▶ What is asked:
Look below for the line with "Emit a Python" and the line with "wavelength = list(range(375, 700, 2))"; repeat exactly those two lines and all lines between them, but no pictures.

[Data listing]
____________

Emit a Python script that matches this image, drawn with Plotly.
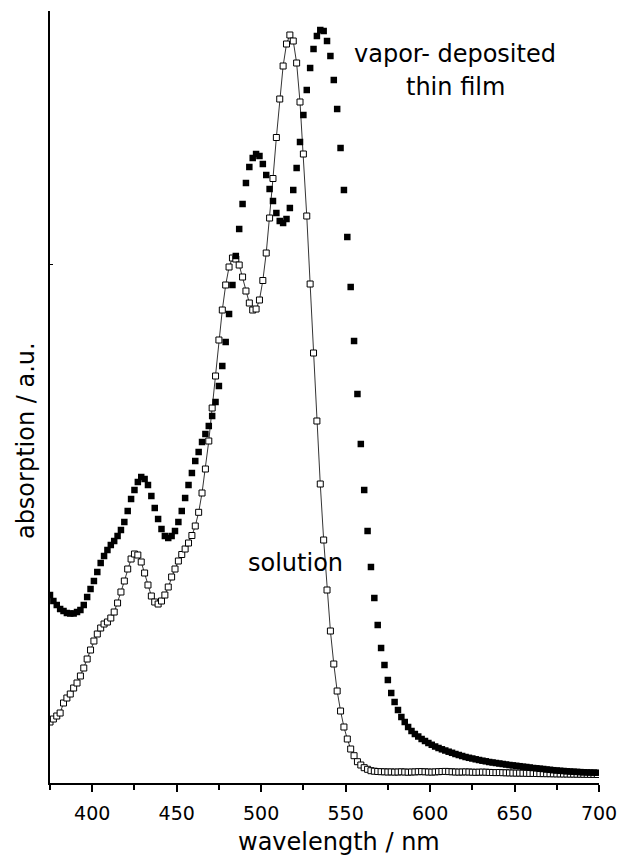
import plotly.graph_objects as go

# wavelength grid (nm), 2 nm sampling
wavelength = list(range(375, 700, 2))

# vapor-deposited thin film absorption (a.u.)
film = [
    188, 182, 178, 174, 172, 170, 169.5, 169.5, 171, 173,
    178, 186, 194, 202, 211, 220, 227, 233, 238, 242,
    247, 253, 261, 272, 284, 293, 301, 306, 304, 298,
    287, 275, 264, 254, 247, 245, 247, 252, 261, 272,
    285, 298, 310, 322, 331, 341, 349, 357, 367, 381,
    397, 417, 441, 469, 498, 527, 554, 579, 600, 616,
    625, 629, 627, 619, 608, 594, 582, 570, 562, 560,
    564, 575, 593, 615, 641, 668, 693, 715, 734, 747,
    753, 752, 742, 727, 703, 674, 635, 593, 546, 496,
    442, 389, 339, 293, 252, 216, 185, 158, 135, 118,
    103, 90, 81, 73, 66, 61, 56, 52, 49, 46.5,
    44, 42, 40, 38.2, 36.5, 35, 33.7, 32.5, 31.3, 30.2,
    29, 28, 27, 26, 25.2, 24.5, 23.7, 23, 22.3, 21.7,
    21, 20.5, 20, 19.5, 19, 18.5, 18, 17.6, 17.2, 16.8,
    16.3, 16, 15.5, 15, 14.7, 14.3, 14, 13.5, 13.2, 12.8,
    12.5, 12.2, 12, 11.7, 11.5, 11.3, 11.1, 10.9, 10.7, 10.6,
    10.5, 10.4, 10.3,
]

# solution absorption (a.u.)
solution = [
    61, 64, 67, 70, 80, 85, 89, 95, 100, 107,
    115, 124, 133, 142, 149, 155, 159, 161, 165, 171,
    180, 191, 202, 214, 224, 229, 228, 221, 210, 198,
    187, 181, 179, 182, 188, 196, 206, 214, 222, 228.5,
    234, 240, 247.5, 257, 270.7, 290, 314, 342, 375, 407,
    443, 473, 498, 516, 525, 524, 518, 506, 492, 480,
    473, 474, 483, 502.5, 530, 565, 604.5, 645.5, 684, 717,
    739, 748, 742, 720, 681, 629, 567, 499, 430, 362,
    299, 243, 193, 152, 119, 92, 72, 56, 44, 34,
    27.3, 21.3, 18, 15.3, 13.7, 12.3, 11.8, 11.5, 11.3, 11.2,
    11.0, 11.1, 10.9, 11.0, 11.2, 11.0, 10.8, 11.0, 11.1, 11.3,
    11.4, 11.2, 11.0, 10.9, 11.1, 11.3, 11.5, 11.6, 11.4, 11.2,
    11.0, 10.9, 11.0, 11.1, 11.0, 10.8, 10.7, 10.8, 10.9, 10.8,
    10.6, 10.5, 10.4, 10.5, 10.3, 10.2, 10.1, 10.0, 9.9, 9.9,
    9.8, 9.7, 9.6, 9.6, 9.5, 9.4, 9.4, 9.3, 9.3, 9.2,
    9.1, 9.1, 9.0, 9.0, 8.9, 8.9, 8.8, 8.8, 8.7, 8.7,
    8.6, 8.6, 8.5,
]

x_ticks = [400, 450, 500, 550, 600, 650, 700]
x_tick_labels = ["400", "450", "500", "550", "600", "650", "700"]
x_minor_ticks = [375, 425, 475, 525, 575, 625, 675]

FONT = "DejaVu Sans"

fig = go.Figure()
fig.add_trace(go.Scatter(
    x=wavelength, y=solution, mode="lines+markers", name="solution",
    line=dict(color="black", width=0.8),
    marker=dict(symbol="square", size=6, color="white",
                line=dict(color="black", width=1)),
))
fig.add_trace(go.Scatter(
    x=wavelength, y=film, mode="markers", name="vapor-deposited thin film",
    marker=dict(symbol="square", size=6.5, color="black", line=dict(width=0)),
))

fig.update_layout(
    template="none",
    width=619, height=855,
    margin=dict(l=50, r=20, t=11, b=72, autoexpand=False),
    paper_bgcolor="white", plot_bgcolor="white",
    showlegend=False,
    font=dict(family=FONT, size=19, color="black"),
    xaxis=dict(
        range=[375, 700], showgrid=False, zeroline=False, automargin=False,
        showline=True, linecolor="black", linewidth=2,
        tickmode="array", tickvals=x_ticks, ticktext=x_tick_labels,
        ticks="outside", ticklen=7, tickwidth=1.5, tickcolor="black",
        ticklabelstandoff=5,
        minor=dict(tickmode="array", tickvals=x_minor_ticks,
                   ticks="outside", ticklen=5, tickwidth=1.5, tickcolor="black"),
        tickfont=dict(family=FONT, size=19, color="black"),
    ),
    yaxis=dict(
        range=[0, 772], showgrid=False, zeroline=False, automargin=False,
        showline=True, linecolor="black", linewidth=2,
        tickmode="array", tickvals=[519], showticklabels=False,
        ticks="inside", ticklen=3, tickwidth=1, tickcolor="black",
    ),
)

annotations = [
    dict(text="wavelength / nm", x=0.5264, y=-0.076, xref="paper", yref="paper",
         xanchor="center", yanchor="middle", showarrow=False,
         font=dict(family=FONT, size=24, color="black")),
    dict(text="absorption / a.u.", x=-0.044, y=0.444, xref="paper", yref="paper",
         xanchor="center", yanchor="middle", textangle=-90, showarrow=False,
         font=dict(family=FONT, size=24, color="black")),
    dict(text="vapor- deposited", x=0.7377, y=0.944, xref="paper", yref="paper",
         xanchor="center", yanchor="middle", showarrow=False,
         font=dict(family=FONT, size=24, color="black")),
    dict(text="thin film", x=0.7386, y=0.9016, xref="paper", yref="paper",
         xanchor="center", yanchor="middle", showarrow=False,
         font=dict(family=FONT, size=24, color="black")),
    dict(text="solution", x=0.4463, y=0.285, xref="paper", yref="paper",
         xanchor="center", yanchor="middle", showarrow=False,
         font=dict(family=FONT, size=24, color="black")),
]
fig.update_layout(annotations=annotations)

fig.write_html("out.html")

____________

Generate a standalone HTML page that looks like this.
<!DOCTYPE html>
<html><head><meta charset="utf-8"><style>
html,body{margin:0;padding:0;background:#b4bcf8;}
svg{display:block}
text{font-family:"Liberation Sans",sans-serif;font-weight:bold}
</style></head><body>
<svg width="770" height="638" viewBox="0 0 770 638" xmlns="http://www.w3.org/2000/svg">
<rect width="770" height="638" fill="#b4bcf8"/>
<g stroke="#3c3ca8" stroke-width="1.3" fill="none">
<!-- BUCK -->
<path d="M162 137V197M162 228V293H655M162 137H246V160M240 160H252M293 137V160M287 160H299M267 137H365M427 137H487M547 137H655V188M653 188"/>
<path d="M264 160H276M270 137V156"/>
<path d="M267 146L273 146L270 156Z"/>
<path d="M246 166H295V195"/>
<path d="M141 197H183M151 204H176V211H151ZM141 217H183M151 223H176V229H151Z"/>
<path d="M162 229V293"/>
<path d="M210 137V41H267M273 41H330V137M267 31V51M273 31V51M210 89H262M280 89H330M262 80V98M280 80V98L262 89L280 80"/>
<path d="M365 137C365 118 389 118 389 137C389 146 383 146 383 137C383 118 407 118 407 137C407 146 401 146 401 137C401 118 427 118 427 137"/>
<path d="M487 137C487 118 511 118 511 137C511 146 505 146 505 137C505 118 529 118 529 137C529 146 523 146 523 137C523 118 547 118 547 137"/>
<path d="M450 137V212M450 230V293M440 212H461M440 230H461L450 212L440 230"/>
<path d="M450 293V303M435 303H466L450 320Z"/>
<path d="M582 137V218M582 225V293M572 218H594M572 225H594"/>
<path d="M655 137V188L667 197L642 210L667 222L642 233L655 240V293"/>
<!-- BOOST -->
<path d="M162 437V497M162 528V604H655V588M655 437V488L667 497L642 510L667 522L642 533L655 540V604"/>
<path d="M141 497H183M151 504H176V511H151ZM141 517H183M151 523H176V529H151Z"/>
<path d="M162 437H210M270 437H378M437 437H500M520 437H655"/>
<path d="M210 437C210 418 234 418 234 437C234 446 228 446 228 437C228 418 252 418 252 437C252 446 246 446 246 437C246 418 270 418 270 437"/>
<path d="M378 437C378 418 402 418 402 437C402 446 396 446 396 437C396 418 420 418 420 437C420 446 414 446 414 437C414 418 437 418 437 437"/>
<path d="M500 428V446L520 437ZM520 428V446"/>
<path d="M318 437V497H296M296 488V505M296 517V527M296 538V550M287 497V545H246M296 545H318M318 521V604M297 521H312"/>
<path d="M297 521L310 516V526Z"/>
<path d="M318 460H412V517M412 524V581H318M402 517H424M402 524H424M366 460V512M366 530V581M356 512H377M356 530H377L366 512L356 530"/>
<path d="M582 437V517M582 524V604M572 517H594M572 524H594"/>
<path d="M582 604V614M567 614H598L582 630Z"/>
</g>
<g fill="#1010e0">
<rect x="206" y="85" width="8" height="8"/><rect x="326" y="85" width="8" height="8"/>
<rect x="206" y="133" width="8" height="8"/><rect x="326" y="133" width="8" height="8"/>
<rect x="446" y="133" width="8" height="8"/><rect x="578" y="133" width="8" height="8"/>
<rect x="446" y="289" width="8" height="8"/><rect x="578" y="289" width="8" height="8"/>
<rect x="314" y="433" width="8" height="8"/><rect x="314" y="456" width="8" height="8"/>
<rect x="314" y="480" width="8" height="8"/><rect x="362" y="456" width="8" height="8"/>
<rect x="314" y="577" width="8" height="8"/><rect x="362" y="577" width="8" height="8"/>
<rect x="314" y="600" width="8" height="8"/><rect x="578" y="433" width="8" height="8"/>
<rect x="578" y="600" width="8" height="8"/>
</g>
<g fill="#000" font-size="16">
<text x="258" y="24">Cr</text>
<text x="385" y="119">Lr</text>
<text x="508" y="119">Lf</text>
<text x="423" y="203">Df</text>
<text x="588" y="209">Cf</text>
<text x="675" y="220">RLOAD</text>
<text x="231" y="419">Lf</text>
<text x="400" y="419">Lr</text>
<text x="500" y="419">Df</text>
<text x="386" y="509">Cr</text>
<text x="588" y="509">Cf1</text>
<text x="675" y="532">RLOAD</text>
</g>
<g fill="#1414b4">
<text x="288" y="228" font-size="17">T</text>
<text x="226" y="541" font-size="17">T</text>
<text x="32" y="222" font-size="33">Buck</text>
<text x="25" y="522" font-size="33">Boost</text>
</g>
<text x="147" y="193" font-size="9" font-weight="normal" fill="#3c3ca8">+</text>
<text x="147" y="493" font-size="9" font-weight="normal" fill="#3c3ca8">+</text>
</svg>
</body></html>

____________

▶ Result:
Emit a Python script that matches this image, drawn with Plotly.
import plotly.graph_objects as go

# wavelength grid (nm), 2 nm sampling
wavelength = list(range(375, 700, 2))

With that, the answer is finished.